### Written task:
Only the lines from the top of the listing below to the line that has "56.3, 45.6, 44.2];" should be echoed, with both ends kept and pictures left out.

### Available data:
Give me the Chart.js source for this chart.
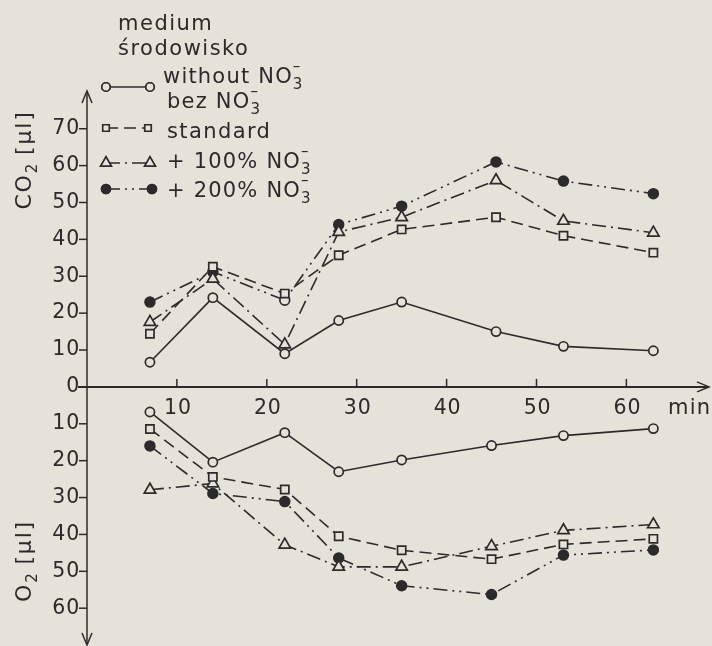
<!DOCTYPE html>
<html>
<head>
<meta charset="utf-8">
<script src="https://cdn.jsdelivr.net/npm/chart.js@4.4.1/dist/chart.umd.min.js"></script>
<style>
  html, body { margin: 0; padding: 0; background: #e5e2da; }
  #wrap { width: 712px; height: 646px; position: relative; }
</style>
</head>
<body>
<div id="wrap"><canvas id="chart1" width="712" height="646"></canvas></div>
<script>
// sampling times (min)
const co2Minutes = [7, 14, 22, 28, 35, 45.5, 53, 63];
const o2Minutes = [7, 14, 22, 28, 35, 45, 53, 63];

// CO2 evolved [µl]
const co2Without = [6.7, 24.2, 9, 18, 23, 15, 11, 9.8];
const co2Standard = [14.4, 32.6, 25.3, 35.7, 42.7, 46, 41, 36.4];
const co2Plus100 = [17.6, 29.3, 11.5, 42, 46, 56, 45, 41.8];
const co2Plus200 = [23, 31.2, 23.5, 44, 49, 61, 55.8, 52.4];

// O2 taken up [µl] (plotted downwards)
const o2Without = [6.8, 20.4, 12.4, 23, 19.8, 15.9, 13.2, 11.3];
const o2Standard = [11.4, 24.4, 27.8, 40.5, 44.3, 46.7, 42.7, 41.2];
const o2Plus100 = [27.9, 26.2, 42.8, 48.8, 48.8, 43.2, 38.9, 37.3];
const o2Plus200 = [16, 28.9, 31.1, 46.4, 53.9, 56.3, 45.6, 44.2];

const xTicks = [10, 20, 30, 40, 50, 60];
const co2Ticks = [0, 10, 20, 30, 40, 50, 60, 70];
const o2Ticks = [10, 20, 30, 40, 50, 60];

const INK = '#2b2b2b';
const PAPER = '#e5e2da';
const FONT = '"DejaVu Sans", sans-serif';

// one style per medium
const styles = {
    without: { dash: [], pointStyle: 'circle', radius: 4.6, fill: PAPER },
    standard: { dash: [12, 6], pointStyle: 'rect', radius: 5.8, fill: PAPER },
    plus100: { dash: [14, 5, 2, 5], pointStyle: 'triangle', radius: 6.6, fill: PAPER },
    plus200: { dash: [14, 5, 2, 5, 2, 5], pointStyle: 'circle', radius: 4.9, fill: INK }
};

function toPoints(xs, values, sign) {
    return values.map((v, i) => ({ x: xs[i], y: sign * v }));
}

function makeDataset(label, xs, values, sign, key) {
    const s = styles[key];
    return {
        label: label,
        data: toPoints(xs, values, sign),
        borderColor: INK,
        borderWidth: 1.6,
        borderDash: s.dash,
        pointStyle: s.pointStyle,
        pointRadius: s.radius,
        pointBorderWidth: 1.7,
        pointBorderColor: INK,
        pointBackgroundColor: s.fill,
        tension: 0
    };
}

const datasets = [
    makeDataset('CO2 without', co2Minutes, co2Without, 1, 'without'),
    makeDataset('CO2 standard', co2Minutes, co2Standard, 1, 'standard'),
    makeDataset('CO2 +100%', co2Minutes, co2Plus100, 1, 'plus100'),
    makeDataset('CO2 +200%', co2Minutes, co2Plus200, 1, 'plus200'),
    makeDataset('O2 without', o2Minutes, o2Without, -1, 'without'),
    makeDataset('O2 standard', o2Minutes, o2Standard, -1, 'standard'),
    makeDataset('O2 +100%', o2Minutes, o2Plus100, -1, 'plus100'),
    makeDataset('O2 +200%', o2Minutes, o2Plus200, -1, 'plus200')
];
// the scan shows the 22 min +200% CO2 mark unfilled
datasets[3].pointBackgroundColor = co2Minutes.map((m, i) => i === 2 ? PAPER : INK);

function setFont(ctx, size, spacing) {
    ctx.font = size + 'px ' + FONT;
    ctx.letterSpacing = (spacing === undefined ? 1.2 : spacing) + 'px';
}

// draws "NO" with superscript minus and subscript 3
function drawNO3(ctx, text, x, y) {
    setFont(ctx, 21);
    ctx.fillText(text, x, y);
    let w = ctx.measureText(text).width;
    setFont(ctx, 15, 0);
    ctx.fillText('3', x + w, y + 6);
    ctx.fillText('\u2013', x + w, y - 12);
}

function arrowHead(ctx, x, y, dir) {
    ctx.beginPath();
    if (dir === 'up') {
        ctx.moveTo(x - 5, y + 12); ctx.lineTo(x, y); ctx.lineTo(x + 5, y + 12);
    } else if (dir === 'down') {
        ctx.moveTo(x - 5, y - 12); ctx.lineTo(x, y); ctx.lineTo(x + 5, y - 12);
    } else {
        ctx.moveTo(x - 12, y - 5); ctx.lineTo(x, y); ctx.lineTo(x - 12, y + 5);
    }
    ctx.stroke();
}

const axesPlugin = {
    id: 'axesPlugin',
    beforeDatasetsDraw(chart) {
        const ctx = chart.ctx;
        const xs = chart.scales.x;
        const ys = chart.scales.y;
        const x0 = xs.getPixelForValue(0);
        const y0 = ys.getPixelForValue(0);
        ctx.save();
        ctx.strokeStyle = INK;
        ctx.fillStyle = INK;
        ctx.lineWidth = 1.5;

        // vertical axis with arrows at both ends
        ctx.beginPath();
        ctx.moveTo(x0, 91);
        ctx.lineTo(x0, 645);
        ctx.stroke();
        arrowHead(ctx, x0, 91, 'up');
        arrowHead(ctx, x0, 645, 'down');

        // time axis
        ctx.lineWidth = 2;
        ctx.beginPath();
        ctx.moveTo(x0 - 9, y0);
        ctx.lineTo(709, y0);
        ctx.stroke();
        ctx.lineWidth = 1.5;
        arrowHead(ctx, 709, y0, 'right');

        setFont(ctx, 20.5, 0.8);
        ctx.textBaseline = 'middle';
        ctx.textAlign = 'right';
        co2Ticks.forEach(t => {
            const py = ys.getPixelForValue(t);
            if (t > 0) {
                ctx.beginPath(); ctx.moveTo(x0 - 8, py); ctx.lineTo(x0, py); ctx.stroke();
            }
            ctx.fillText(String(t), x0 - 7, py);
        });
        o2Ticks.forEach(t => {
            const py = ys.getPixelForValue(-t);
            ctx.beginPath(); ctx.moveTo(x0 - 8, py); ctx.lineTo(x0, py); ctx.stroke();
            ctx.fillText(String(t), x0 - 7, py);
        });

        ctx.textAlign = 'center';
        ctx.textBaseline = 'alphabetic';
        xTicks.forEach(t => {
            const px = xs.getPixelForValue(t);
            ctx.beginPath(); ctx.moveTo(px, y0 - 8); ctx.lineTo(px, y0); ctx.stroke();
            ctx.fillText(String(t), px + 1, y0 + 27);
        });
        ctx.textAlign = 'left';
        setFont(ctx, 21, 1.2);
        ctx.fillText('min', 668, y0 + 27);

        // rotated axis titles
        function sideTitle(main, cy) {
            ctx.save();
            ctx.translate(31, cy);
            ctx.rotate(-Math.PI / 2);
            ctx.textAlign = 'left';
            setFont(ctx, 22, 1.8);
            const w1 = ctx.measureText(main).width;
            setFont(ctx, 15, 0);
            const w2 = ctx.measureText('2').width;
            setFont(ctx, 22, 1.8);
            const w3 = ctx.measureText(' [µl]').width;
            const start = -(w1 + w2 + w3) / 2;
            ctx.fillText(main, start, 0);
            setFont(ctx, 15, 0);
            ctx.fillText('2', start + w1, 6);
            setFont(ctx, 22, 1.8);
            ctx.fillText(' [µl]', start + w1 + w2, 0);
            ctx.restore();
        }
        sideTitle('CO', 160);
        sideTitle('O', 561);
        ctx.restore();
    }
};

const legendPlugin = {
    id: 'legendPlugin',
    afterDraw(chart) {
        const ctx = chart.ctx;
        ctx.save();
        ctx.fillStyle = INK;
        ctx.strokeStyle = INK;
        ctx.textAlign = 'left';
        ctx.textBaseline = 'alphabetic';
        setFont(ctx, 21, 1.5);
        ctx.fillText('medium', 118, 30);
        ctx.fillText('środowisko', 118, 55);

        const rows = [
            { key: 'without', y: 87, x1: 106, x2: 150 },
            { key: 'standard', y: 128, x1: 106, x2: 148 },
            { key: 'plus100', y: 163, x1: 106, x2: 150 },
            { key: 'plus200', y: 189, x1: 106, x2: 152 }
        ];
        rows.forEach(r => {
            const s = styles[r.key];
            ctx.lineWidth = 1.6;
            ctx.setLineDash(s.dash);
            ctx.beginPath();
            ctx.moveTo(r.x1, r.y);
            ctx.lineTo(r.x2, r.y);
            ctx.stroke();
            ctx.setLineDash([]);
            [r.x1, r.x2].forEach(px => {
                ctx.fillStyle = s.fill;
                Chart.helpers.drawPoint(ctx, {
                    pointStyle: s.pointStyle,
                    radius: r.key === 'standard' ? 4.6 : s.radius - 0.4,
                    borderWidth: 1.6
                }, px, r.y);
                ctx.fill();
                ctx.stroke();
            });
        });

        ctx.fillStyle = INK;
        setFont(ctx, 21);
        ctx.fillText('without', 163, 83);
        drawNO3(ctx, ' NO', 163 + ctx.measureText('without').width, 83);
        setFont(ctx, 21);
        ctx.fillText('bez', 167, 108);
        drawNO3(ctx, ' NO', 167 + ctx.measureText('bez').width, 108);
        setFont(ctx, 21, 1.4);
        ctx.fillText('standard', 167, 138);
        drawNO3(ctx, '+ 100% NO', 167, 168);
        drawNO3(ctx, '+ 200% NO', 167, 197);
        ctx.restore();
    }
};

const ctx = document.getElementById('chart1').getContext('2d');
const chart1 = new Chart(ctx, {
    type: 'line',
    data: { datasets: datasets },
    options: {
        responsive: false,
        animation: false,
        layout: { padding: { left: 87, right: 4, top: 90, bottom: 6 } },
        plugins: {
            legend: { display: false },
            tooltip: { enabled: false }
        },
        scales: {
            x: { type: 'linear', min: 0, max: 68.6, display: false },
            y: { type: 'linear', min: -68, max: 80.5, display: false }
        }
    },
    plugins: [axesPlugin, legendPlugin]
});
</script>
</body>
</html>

### Complete output:
Give me the Chart.js source for this chart.
<!DOCTYPE html>
<html>
<head>
<meta charset="utf-8">
<script src="https://cdn.jsdelivr.net/npm/chart.js@4.4.1/dist/chart.umd.min.js"></script>
<style>
  html, body { margin: 0; padding: 0; background: #e5e2da; }
  #wrap { width: 712px; height: 646px; position: relative; }
</style>
</head>
<body>
<div id="wrap"><canvas id="chart1" width="712" height="646"></canvas></div>
<script>
// sampling times (min)
const co2Minutes = [7, 14, 22, 28, 35, 45.5, 53, 63];
const o2Minutes = [7, 14, 22, 28, 35, 45, 53, 63];

// CO2 evolved [µl]
const co2Without = [6.7, 24.2, 9, 18, 23, 15, 11, 9.8];
const co2Standard = [14.4, 32.6, 25.3, 35.7, 42.7, 46, 41, 36.4];
const co2Plus100 = [17.6, 29.3, 11.5, 42, 46, 56, 45, 41.8];
const co2Plus200 = [23, 31.2, 23.5, 44, 49, 61, 55.8, 52.4];

// O2 taken up [µl] (plotted downwards)
const o2Without = [6.8, 20.4, 12.4, 23, 19.8, 15.9, 13.2, 11.3];
const o2Standard = [11.4, 24.4, 27.8, 40.5, 44.3, 46.7, 42.7, 41.2];
const o2Plus100 = [27.9, 26.2, 42.8, 48.8, 48.8, 43.2, 38.9, 37.3];
const o2Plus200 = [16, 28.9, 31.1, 46.4, 53.9, 56.3, 45.6, 44.2];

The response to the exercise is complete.